[Records]
____________
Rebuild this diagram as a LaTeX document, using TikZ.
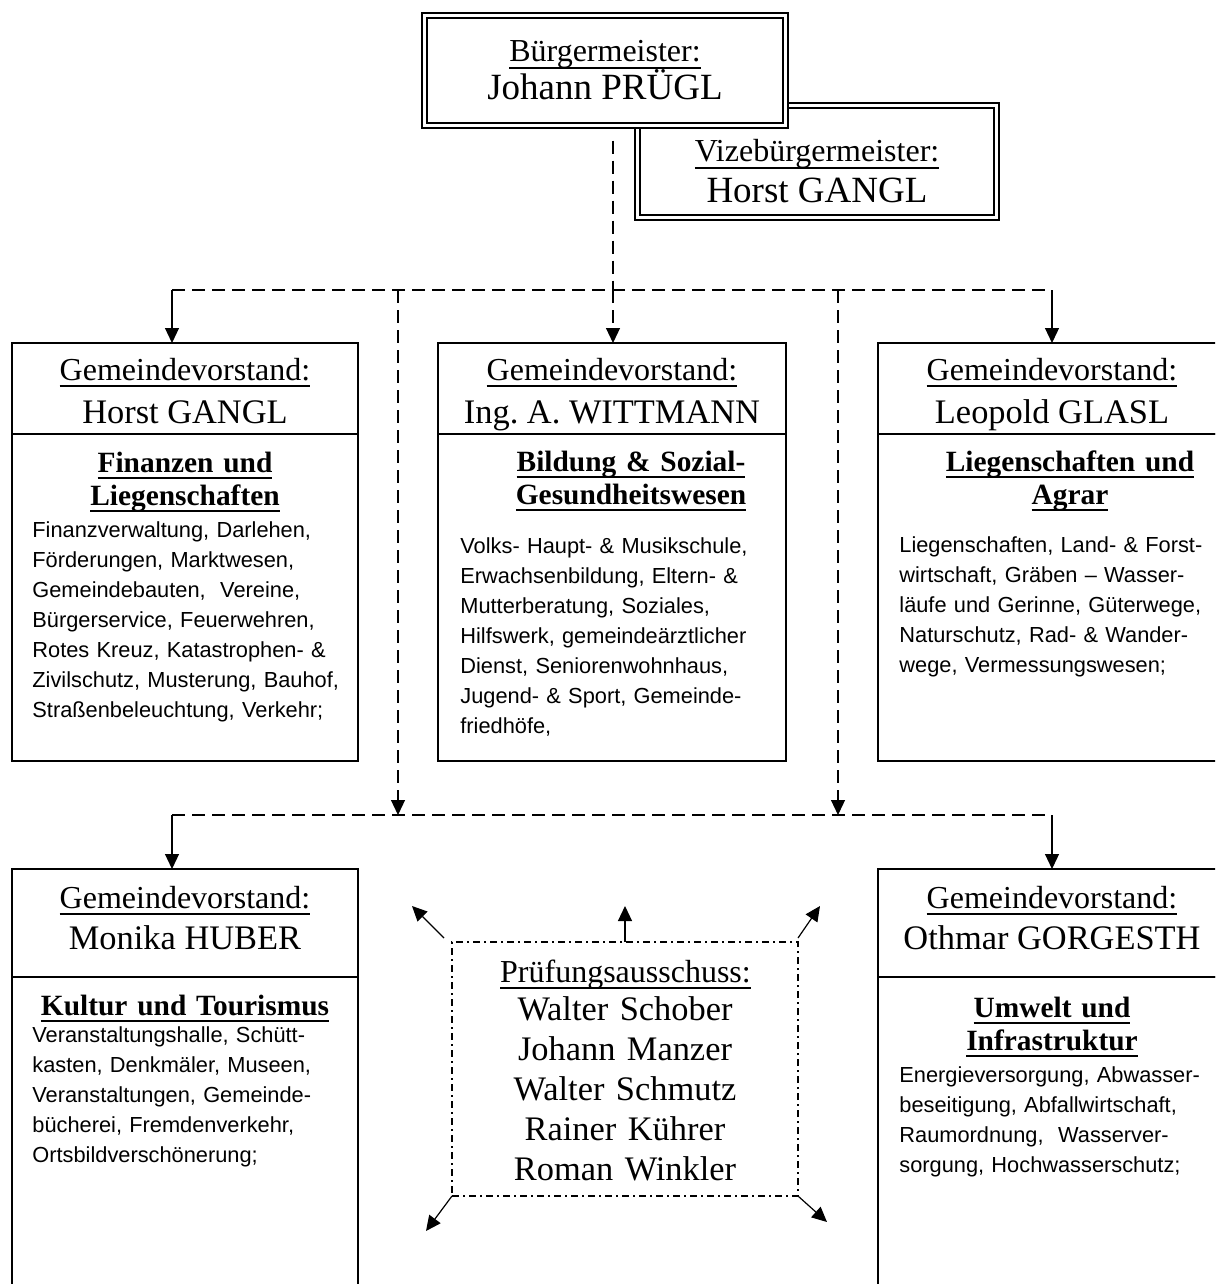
\documentclass[tikz,border=0pt]{standalone}
\usepackage{fontspec}
\setmainfont{Liberation Serif}
\newfontfamily\arialfont{Liberation Sans}
\usetikzlibrary{positioning,arrows.meta}
\frenchspacing

\newsavebox\ulbox
\newcommand\ulab[1]{\leavevmode\sbox\ulbox{#1}\rlap{\rule[-3.3pt]{\wd\ulbox}{0.65pt}}\usebox\ulbox}
\newcommand\uhead[1]{\leavevmode\sbox\ulbox{#1}\rlap{\rule[-3.6pt]{\wd\ulbox}{1.1pt}}\usebox\ulbox}

\begin{document}
\begin{tikzpicture}[
  x=0.5pt, y=-0.5pt,
  frame/.style={draw, rectangle, line width=0.6pt, inner sep=0pt, outer sep=0pt},
  boss/.style={frame, double, double distance=1.9pt, fill=white},
  lbl/.style={anchor=base, inner sep=0pt, font=\fontsize{16}{19}\selectfont},
  pname/.style={anchor=base, inner sep=0pt, font=\fontsize{17.2}{20}\selectfont},
  head/.style={anchor=base, inner sep=0pt, text width=170pt, align=center, font=\bfseries\fontsize{14.7}{16.5}\selectfont},
  txt/.style={anchor=base west, inner sep=0pt, text width=175pt, align=left, font=\arialfont\fontsize{10.9}{15}\selectfont},
  dashline/.style={line width=0.6pt, dash pattern=on 6.5pt off 3.5pt},
  arr/.style={-{Triangle[length=7.5pt,width=7pt]}, line width=0.6pt},
  pruef/.style={frame, dash pattern=on 3.5pt off 2pt on 1pt off 2pt}
]
\useasboundingbox (0,0) rectangle (1215,1284);
\clip (0,0) rectangle (1215,1284);

% Buergermeister and Vize
\node[boss, minimum width=179.5pt, minimum height=56pt] (vize) at (817,161.5) {};
\node[boss, minimum width=180.5pt, minimum height=55pt] (bgm) at (605,70.5) {};
\node[lbl] (bgml) at (605,62) {\ulab{Bürgermeister:}};
\node[pname, font=\fontsize{18.5}{22}\selectfont] (bgmn) at (605,100) {Johann PRÜGL};
\node[lbl] (vizel) at (817,162) {\ulab{Vizebürgermeister:}};
\node[pname, font=\fontsize{18.5}{22}\selectfont] (vizen) at (817,202) {Horst GANGL};

% Gemeindevorstand, top row
\node[frame, minimum width=173pt, minimum height=45.5pt] (gv1) at (185,388.5) {};
\node[frame, minimum width=173pt, minimum height=163.5pt, below=0pt of gv1] (gv1b) {};
\node[lbl] (gv1l) at (185,380) {\ulab{Gemeindevorstand:}};
\node[pname] (gv1n) at (185,423) {Horst GANGL};
\node[head] (gv1h) at (185,472) {\uhead{Finanzen und}\\\uhead{Liegenschaften}};
\node[txt] (gv1t) at (32,537) {Finanzverwaltung, Darlehen,\\Förderungen, Marktwesen,\\Gemeindebauten,\ \ Vereine,\\Bürgerservice, Feuerwehren,\\Rotes Kreuz, Katastrophen- \&\\Zivilschutz, Musterung, Bauhof,\\Straßenbeleuchtung, Verkehr;};

\node[frame, minimum width=174pt, minimum height=45.5pt] (gv2) at (612,388.5) {};
\node[frame, minimum width=174pt, minimum height=163.5pt, below=0pt of gv2] (gv2b) {};
\node[lbl] (gv2l) at (612,380) {\ulab{Gemeindevorstand:}};
\node[pname] (gv2n) at (612,423) {Ing. A. WITTMANN};
\node[head] (gv2h) at (631,471) {\uhead{Bildung \& Sozial-}\\\uhead{Gesundheitswesen}};
\node[txt] (gv2t) at (460,553) {Volks- Haupt- \& Musikschule,\\Erwachsenbildung, Eltern- \&\\Mutterberatung, Soziales,\\Hilfswerk, gemeindeärztlicher\\Dienst, Seniorenwohnhaus,\\Jugend- \& Sport, Gemeinde-\\friedhöfe,};

\node[frame, minimum width=173pt, minimum height=45.5pt] (gv3) at (1051,388.5) {};
\node[frame, minimum width=173pt, minimum height=163.5pt, below=0pt of gv3] (gv3b) {};
\node[lbl] (gv3l) at (1052,380) {\ulab{Gemeindevorstand:}};
\node[pname] (gv3n) at (1052,423) {Leopold GLASL};
\node[head] (gv3h) at (1070,471) {\uhead{Liegenschaften und}\\\uhead{Agrar}};
\node[txt] (gv3t) at (899,552) {Liegenschaften, Land- \& Forst-\\wirtschaft, Gräben – Wasser-\\läufe und Gerinne, Güterwege,\\Naturschutz, Rad- \& Wander-\\wege, Vermessungswesen;};

% Gemeindevorstand, bottom row
\node[frame, minimum width=173pt, minimum height=54pt] (gv4) at (185,923) {};
\node[frame, minimum width=173pt, minimum height=165pt, below=0pt of gv4] (gv4b) {};
\node[lbl] (gv4l) at (185,908) {\ulab{Gemeindevorstand:}};
\node[pname] (gv4n) at (185,949) {Monika HUBER};
\node[head] (gv4h) at (185,1015) {\uhead{Kultur und Tourismus}};
\node[txt] (gv4t) at (32,1042) {Veranstaltungshalle, Schütt-\\kasten, Denkmäler, Museen,\\Veranstaltungen, Gemeinde-\\bücherei, Fremdenverkehr,\\Ortsbildverschönerung;};

\node[frame, minimum width=173pt, minimum height=54pt] (gv5) at (1051,923) {};
\node[frame, minimum width=173pt, minimum height=165pt, below=0pt of gv5] (gv5b) {};
\node[lbl] (gv5l) at (1052,908) {\ulab{Gemeindevorstand:}};
\node[pname] (gv5n) at (1052,949) {Othmar GORGESTH};
\node[head] (gv5h) at (1052,1017) {\uhead{Umwelt und}\\\uhead{Infrastruktur}};
\node[txt] (gv5t) at (899,1082) {Energieversorgung, Abwasser-\\beseitigung, Abfallwirtschaft,\\Raumordnung,\ \ Wasserver-\\sorgung, Hochwasserschutz;};

% Pruefungsausschuss
\node[pruef, minimum width=173pt, minimum height=127pt] (pa) at (625,1069) {};
\node[lbl] (pal) at (625.5,982) {\ulab{Prüfungsausschuss:}};
\node[pname, text width=170pt, align=center] (pan) at (625,1020) {Walter Schober\\Johann Manzer\\Walter Schmutz\\Rainer Kührer\\Roman Winkler};

% connector points
\coordinate (hub) at (613,290);
\coordinate (lft) at (172,290);
\coordinate (rgt) at (1052,290);
\coordinate (mid1) at (398,290);
\coordinate (mid2) at (838,290);
\coordinate (lft2) at (172,815);
\coordinate (rgt2) at (1052,815);
\coordinate (low1) at (398,815);
\coordinate (low2) at (838,815);

% upper dashed tree
\draw[dashline] (bgm.south -| hub) ++(0,15) -- (hub);
\draw[dashline] (lft) -- (rgt);
\draw[arr] (lft) -- (lft |- gv1.north);
\draw[dashline, arr] (hub) -- (hub |- gv2.north);
\draw[arr] (rgt) -- (rgt |- gv3.north);
\draw[dashline, arr] (mid1) -- (low1);
\draw[dashline, arr] (mid2) -- (low2);

% lower dashed line
\draw[dashline] (lft2) -- (rgt2);
\draw[arr] (lft2) -- (lft2 |- gv4.north);
\draw[arr] (rgt2) -- (rgt2 |- gv5.north);

% arrows out of the Pruefungsausschuss
\coordinate (pa1) at (412,906);
\coordinate (pa2) at (625,906);
\coordinate (pa3) at (820,906);
\coordinate (pa4) at (426,1231);
\coordinate (pa5) at (827,1222);
\draw[arr] ([shift={(-8,-4)}]pa.north west) -- (pa1);
\draw[arr] (pa.north) -- (pa2);
\draw[arr] ([shift={(0,-4)}]pa.north east) -- (pa3);
\draw[arr] (pa.south west) -- (pa4);
\draw[arr] (pa.south east) -- (pa5);

\end{tikzpicture}
\end{document}
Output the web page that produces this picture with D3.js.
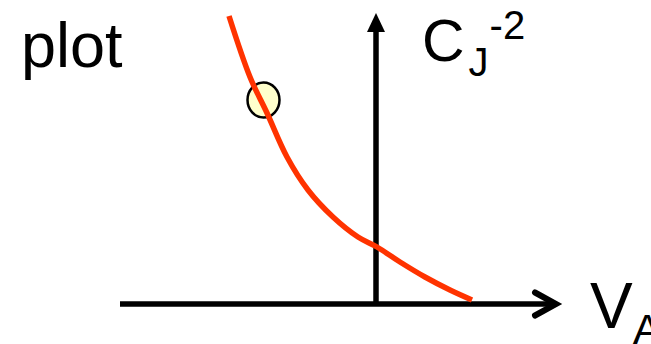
<!DOCTYPE html>
<html>
<head>
<meta charset="utf-8">
<script src="https://cdn.jsdelivr.net/npm/d3@7/dist/d3.min.js"></script>
<style>
  html, body { margin: 0; padding: 0; background: #fff; }
  svg { display: block; }
  text { font-family: "Liberation Sans", Arial, sans-serif; fill: #000; }
</style>
</head>
<body>
<svg id="chart" width="651" height="344"></svg>
<script>
// ---- data (abstract units: V_A horizontally, C_J^-2 vertically) ----
const curveVA   = [-2.94, -2.52, -2.18, -1.78, -1.36, -0.86, -0.36, 0.02, 0.48, 0.98, 1.48, 1.92];
const curveCJ2  = [ 5.76,  4.54,  3.82,  2.94,  2.28,  1.74,  1.34, 1.14, 0.84, 0.54, 0.28, 0.08];
const markerVA  = [-2.25];
const markerCJ2 = [4.08];
const xDomain = [-5.12, 3.64];
const yDomain = [0, 5.82];
const titleText = "plot";

const svg = d3.select("#chart");
const x = d3.scaleLinear().domain(xDomain).range([120, 558]);
const y = d3.scaleLinear().domain(yDomain).range([304, 13]);

const axisW = 5.5;
const x0 = x(0), y0 = y(0);

// horizontal axis shaft
svg.append("line")
  .attr("x1", x(xDomain[0])).attr("x2", x(xDomain[1]) - 3)
  .attr("y1", y0).attr("y2", y0)
  .attr("stroke", "#000").attr("stroke-width", axisW);
// horizontal chevron arrowhead
const tipX = x(xDomain[1]);
svg.append("path")
  .attr("d", `M${tipX - 23},${y0 - 11.5}L${tipX - 2},${y0}L${tipX - 23},${y0 + 11.5}`)
  .attr("fill", "none").attr("stroke", "#000").attr("stroke-width", 6)
  .attr("stroke-linecap", "round").attr("stroke-linejoin", "miter");

// vertical axis shaft
const tipY = y(yDomain[1]);
svg.append("line")
  .attr("x1", x0).attr("x2", x0)
  .attr("y1", y0).attr("y2", tipY + 17)
  .attr("stroke", "#000").attr("stroke-width", axisW);
// vertical filled arrowhead
svg.append("path")
  .attr("d", `M${x0},${tipY}L${x0 + 9},${tipY + 19}L${x0 - 9},${tipY + 19}Z`)
  .attr("fill", "#000");

// red curve
const pts = curveVA.map((v, i) => [v, curveCJ2[i]]);
const lineGen = d3.line().x(d => x(d[0])).y(d => y(d[1])).curve(d3.curveCatmullRom.alpha(0.5));

// marker (drawn under the curve, as in the reference)
svg.selectAll("ellipse.marker")
  .data(markerVA.map((v, i) => [v, markerCJ2[i]]))
  .join("ellipse")
  .attr("class", "marker")
  .attr("cx", d => x(d[0])).attr("cy", d => y(d[1]))
  .attr("rx", 16).attr("ry", 17.5)
  .attr("fill", "#ffffcc").attr("stroke", "#000").attr("stroke-width", 2.5);

svg.append("path")
  .datum(pts)
  .attr("d", lineGen)
  .attr("fill", "none").attr("stroke", "#ff3300").attr("stroke-width", 5.5);

// title text
svg.append("text").attr("x", 21).attr("y", 67)
  .attr("font-size", 63).text(titleText);

// y label C_J^-2
const yl = svg.append("text").attr("x", 422).attr("y", 61);
yl.append("tspan").attr("font-size", 59).text("C");
yl.append("tspan").attr("font-size", 40).attr("dx", 4).attr("dy", 15).text("J");
yl.append("tspan").attr("font-size", 40).attr("dx", 1).attr("dy", -37).text("-2");

// x label V_A
const xl = svg.append("text").attr("x", 590).attr("y", 328);
xl.append("tspan").attr("font-size", 64).text("V");
xl.append("tspan").attr("font-size", 43).attr("dy", 16).text("A");
</script>
</body>
</html>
____________
| PROBLEM TO WORK ON |
Emit the lines of the material exactly, from its first line to the line containing "(vizen) at (817,202)", inclusive; leave every picture out.

| TASK OUTPUT |
Rebuild this diagram as a LaTeX document, using TikZ.
\documentclass[tikz,border=0pt]{standalone}
\usepackage{fontspec}
\setmainfont{Liberation Serif}
\newfontfamily\arialfont{Liberation Sans}
\usetikzlibrary{positioning,arrows.meta}
\frenchspacing

\newsavebox\ulbox
\newcommand\ulab[1]{\leavevmode\sbox\ulbox{#1}\rlap{\rule[-3.3pt]{\wd\ulbox}{0.65pt}}\usebox\ulbox}
\newcommand\uhead[1]{\leavevmode\sbox\ulbox{#1}\rlap{\rule[-3.6pt]{\wd\ulbox}{1.1pt}}\usebox\ulbox}

\begin{document}
\begin{tikzpicture}[
  x=0.5pt, y=-0.5pt,
  frame/.style={draw, rectangle, line width=0.6pt, inner sep=0pt, outer sep=0pt},
  boss/.style={frame, double, double distance=1.9pt, fill=white},
  lbl/.style={anchor=base, inner sep=0pt, font=\fontsize{16}{19}\selectfont},
  pname/.style={anchor=base, inner sep=0pt, font=\fontsize{17.2}{20}\selectfont},
  head/.style={anchor=base, inner sep=0pt, text width=170pt, align=center, font=\bfseries\fontsize{14.7}{16.5}\selectfont},
  txt/.style={anchor=base west, inner sep=0pt, text width=175pt, align=left, font=\arialfont\fontsize{10.9}{15}\selectfont},
  dashline/.style={line width=0.6pt, dash pattern=on 6.5pt off 3.5pt},
  arr/.style={-{Triangle[length=7.5pt,width=7pt]}, line width=0.6pt},
  pruef/.style={frame, dash pattern=on 3.5pt off 2pt on 1pt off 2pt}
]
\useasboundingbox (0,0) rectangle (1215,1284);
\clip (0,0) rectangle (1215,1284);

% Buergermeister and Vize
\node[boss, minimum width=179.5pt, minimum height=56pt] (vize) at (817,161.5) {};
\node[boss, minimum width=180.5pt, minimum height=55pt] (bgm) at (605,70.5) {};
\node[lbl] (bgml) at (605,62) {\ulab{Bürgermeister:}};
\node[pname, font=\fontsize{18.5}{22}\selectfont] (bgmn) at (605,100) {Johann PRÜGL};
\node[lbl] (vizel) at (817,162) {\ulab{Vizebürgermeister:}};
\node[pname, font=\fontsize{18.5}{22}\selectfont] (vizen) at (817,202) {Horst GANGL};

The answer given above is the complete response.